16. Further in the case of Hassan Nyanje Charo vs Khatib Mwashetani & 3 Others, [2014] eKLR the court held that:-Thus a preliminary objection may only be raised on a ‘pure question of law.’ To discern such a point of law, the court has to be satisfied that there is no proper contest as to the facts. The facts are deemed agreed, as they are prima facie presented in the pleadings on record.

17. Evidently, a preliminary objection should be founded upon a settled and crisp point of law, to the intent that its application to undisputed facts, leads to but one conclusion: that the facts are incompatible with that point of law.

18. The appellants argue that LR No. INOI/KAITHERI/262 does not comprise part of the estate of the deceased as they and the deceased are joint proprietors of the suit land and therefore the land automatically passes to them pursuant to the doctrine of survivorship. I have perused the court record and noted that entry no. 6 on the green card lists the proprietors of the property as the appellants and the deceased. The respondent however contends that he entered into a sale agreement with the deceased in respect of the suit land whereby the deceased borrowed Kshs. 352,500/- and put up his title as security for the loan. The appellants have argued that they did not take part in the alleged sale despite the fact that they have legal interest in the property.

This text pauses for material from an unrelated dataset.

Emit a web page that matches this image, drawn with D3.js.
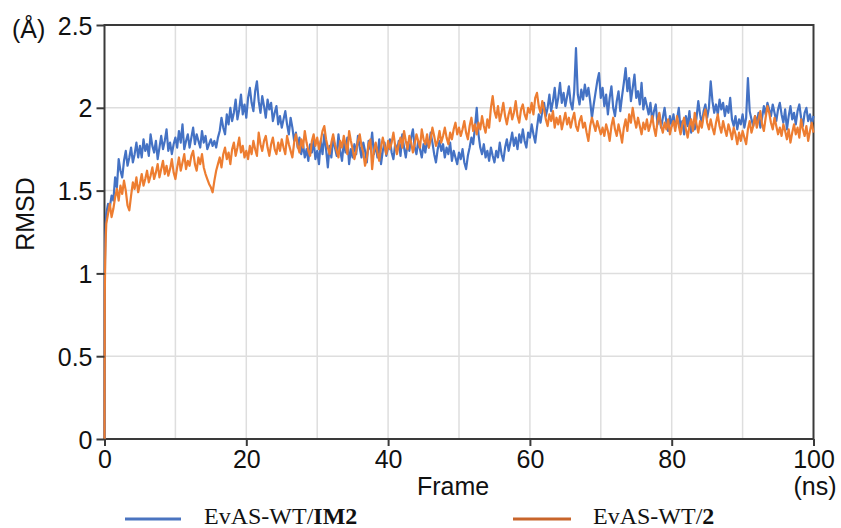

19. The respondent is an interested party in the succession cause and is claiming the same land as the appellant. The issues that arise are somehow complex because they go beyond the subject of succession. It is not in the interests of justice that such a matter is disposed of through a preliminary objection. The parties ought to ventilate their issues through evidence either before the Environment and Land Court or in the current succession cause depending on the forum they may choose. Both parties have advocates on record for them in Succession Cause No. 167 of 2018 and as such, they are not in want of advice.

20. The preliminary objection, in my considered view, is not a pure point of law and the issues raised thereon can only be resolved through evidence of the parties.

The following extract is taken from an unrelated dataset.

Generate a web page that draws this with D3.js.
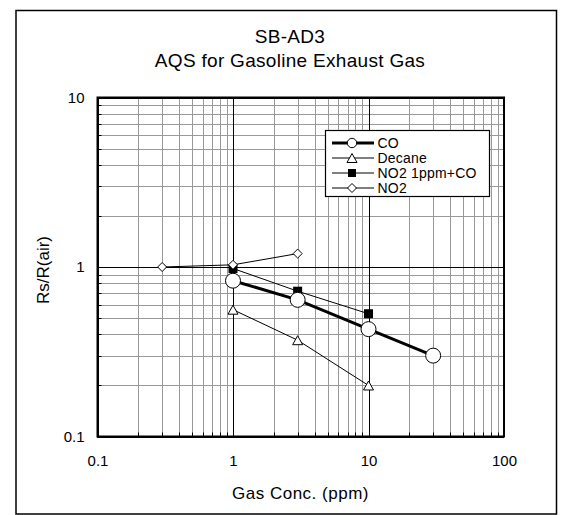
<!DOCTYPE html>
<html>
<head>
<meta charset="utf-8">
<script src="https://cdn.jsdelivr.net/npm/d3@7"></script>
<style>
  body { margin: 0; background: #fff; }
  svg { display: block; font-family: "Liberation Sans", Arial, sans-serif; }
</style>
</head>
<body>
<div id="chart"></div>
<script>
// data
const titleLines = ["SB-AD3", "AQS for Gasoline Exhaust Gas"];
const xTickValues = [0.1, 1, 10, 100];
const yTickValues = [0.1, 1, 10];

const coX = [1, 3, 10, 30];
const coY = [0.83, 0.64, 0.43, 0.30];
const decaneX = [1, 3, 10];
const decaneY = [0.56, 0.37, 0.20];
const no2coX = [1, 3, 10];
const no2coY = [0.98, 0.72, 0.53];
const no2X = [0.3, 1, 3];
const no2Y = [1.0, 1.03, 1.2];

const seriesNames = ["CO", "Decane", "NO2 1ppm+CO", "NO2"];

const W = 563, H = 515;
const plot = { left: 97.5, right: 504, top: 97.5, bottom: 436.5 };

const svg = d3.select("#chart").append("svg")
    .attr("width", W)
    .attr("height", H);

// outer frame
svg.append("rect")
    .attr("x", 16).attr("y", 10.5)
    .attr("width", 540.5).attr("height", 503.5)
    .attr("fill", "none").attr("stroke", "#000").attr("stroke-width", 1.5);

// titles
svg.selectAll(".title")
    .data(titleLines)
    .enter().append("text")
    .attr("class", "title")
    .attr("x", 290)
    .attr("y", (d, i) => 42.5 + i * 24)
    .attr("text-anchor", "middle")
    .style("font-size", "19px")
    .style("letter-spacing", "0.3px")
    .text(d => d);

const x = d3.scaleLog().domain([0.1, 100]).range([plot.left, plot.right]);
const y = d3.scaleLog().domain([0.1, 10]).range([plot.bottom, plot.top]);

// grid: minor lines first, decades on top
const xMinor = x.ticks().filter(v => !xTickValues.includes(v));
const yMinor = y.ticks().filter(v => !yTickValues.includes(v));

const grid = svg.append("g");
grid.selectAll(".vminor").data(xMinor).enter().append("line")
    .attr("x1", d => Math.round(x(d)) + 0.5).attr("x2", d => Math.round(x(d)) + 0.5)
    .attr("y1", plot.top).attr("y2", plot.bottom)
    .attr("stroke", "#999").attr("stroke-width", 1);
grid.selectAll(".hminor").data(yMinor).enter().append("line")
    .attr("y1", d => Math.round(y(d)) + 0.5).attr("y2", d => Math.round(y(d)) + 0.5)
    .attr("x1", plot.left).attr("x2", plot.right)
    .attr("stroke", "#999").attr("stroke-width", 1);
grid.selectAll(".vmajor").data(xTickValues).enter().append("line")
    .attr("x1", d => Math.round(x(d)) + 0.5).attr("x2", d => Math.round(x(d)) + 0.5)
    .attr("y1", plot.top).attr("y2", plot.bottom)
    .attr("stroke", "#000").attr("stroke-width", 1);
grid.selectAll(".hmajor").data(yTickValues).enter().append("line")
    .attr("y1", d => Math.round(y(d)) + 0.5).attr("y2", d => Math.round(y(d)) + 0.5)
    .attr("x1", plot.left).attr("x2", plot.right)
    .attr("stroke", "#000").attr("stroke-width", 1);

// inward tick marks on left and bottom
grid.selectAll(".xtick").data(x.ticks()).enter().append("line")
    .attr("x1", d => Math.round(x(d)) + 0.5).attr("x2", d => Math.round(x(d)) + 0.5)
    .attr("y1", plot.bottom).attr("y2", plot.bottom - 4)
    .attr("stroke", "#000");
grid.selectAll(".ytick").data(y.ticks()).enter().append("line")
    .attr("y1", d => Math.round(y(d)) + 0.5).attr("y2", d => Math.round(y(d)) + 0.5)
    .attr("x1", plot.left).attr("x2", plot.left + 4)
    .attr("stroke", "#000");

// plot frame
svg.append("rect")
    .attr("x", plot.left).attr("y", plot.top)
    .attr("width", plot.right - plot.left).attr("height", plot.bottom - plot.top)
    .attr("fill", "none").attr("stroke", "#000").attr("stroke-width", 2);

// axes labels
const fmt = d => d >= 1 ? String(d) : "0.1";
const xAxis = svg.append("g")
    .attr("transform", `translate(0,${plot.bottom})`)
    .call(d3.axisBottom(x).tickValues(xTickValues).tickFormat(fmt).tickSize(0).tickPadding(19));
const yAxis = svg.append("g")
    .attr("transform", `translate(${plot.left},0)`)
    .call(d3.axisLeft(y).tickValues(yTickValues).tickFormat(fmt).tickSize(0).tickPadding(13));
[xAxis, yAxis].forEach(a => {
    a.select(".domain").remove();
    a.selectAll("text")
        .attr("fill", "#000")
        .style("font-size", "15px")
        .style("font-family", "'Liberation Sans', Arial, sans-serif");
});

svg.append("text")
    .attr("x", 300.5).attr("y", 499)
    .attr("text-anchor", "middle")
    .style("font-size", "17px")
    .style("letter-spacing", "0.5px")
    .text("Gas Conc. (ppm)");

svg.append("text")
    .attr("transform", "translate(49,270) rotate(-90)")
    .attr("text-anchor", "middle")
    .style("font-size", "17px")
    .text("Rs/R(air)");

// markers
function drawMarker(g, type, cx, cy, big) {
    if (type === "circle") {
        g.append("circle").attr("cx", cx).attr("cy", cy).attr("r", big ? 7.5 : 4.7)
            .attr("fill", "#fff").attr("stroke", "#000").attr("stroke-width", 1);
    } else if (type === "triangle") {
        const w = 5, h = 9;
        g.append("path")
            .attr("d", `M${cx},${cy - h / 2}L${cx + w},${cy + h / 2}L${cx - w},${cy + h / 2}Z`)
            .attr("fill", "#fff").attr("stroke", "#000").attr("stroke-width", 1);
    } else if (type === "square") {
        const s = big ? 4.5 : 4;
        g.append("rect").attr("x", cx - s).attr("y", cy - s).attr("width", 2 * s).attr("height", 2 * s)
            .attr("fill", "#000");
    } else if (type === "diamond") {
        const s = 4.5;
        g.append("path")
            .attr("d", `M${cx},${cy - s}L${cx + s},${cy}L${cx},${cy + s}L${cx - s},${cy}Z`)
            .attr("fill", "#fff").attr("stroke", "#000").attr("stroke-width", 1);
    }
}

const series = [
    { name: seriesNames[1], xs: decaneX, ys: decaneY, width: 1, marker: "triangle" },
    { name: seriesNames[2], xs: no2coX, ys: no2coY, width: 1, marker: "square" },
    { name: seriesNames[0], xs: coX, ys: coY, width: 3, marker: "circle" },
    { name: seriesNames[3], xs: no2X, ys: no2Y, width: 1, marker: "diamond" }
];

const line = d3.line().x(d => x(d[0])).y(d => y(d[1]));
const marks = svg.append("g");
series.forEach(s => {
    const pts = s.xs.map((v, i) => [v, s.ys[i]]);
    marks.append("path")
        .datum(pts)
        .attr("d", line)
        .attr("fill", "none")
        .attr("stroke", "#000")
        .attr("stroke-width", s.width);
});
series.forEach(s => {
    s.xs.forEach((v, i) => drawMarker(marks, s.marker, x(v), y(s.ys[i]), true));
});

// legend
const legendOrder = [series[2], series[0], series[1], series[3]];
const lg = svg.append("g");
lg.append("rect")
    .attr("x", 325.5).attr("y", 130.5)
    .attr("width", 164).attr("height", 66)
    .attr("fill", "#fff").attr("stroke", "#000").attr("stroke-width", 1.2);
legendOrder.forEach((s, i) => {
    const cy = 143 + i * 15;
    lg.append("line")
        .attr("x1", 332).attr("x2", 374)
        .attr("y1", cy).attr("y2", cy)
        .attr("stroke", "#000").attr("stroke-width", s.width);
    drawMarker(lg, s.marker, 352, cy, false);
    lg.append("text")
        .attr("x", 377.5).attr("y", cy + 5)
        .style("font-size", "14px")
        .style("letter-spacing", "0.2px")
        .text(s.name);
});
</script>
</body>
</html>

21. I have perused the ruling of the learned magistrate that dismissed the preliminary objection. I find no basis to fault the magistrate’s finding.

22. I find no merit in this appeal and I hereby dismiss it with costs.

23. It is hereby so ordered.

DATED AND SIGNED AT KERUGOYA THIS 26TH DAY OF OCTOBER, 2023. F. MUCHEMIJUDGEJudgement delivered through video link this 26th day of October, 2023.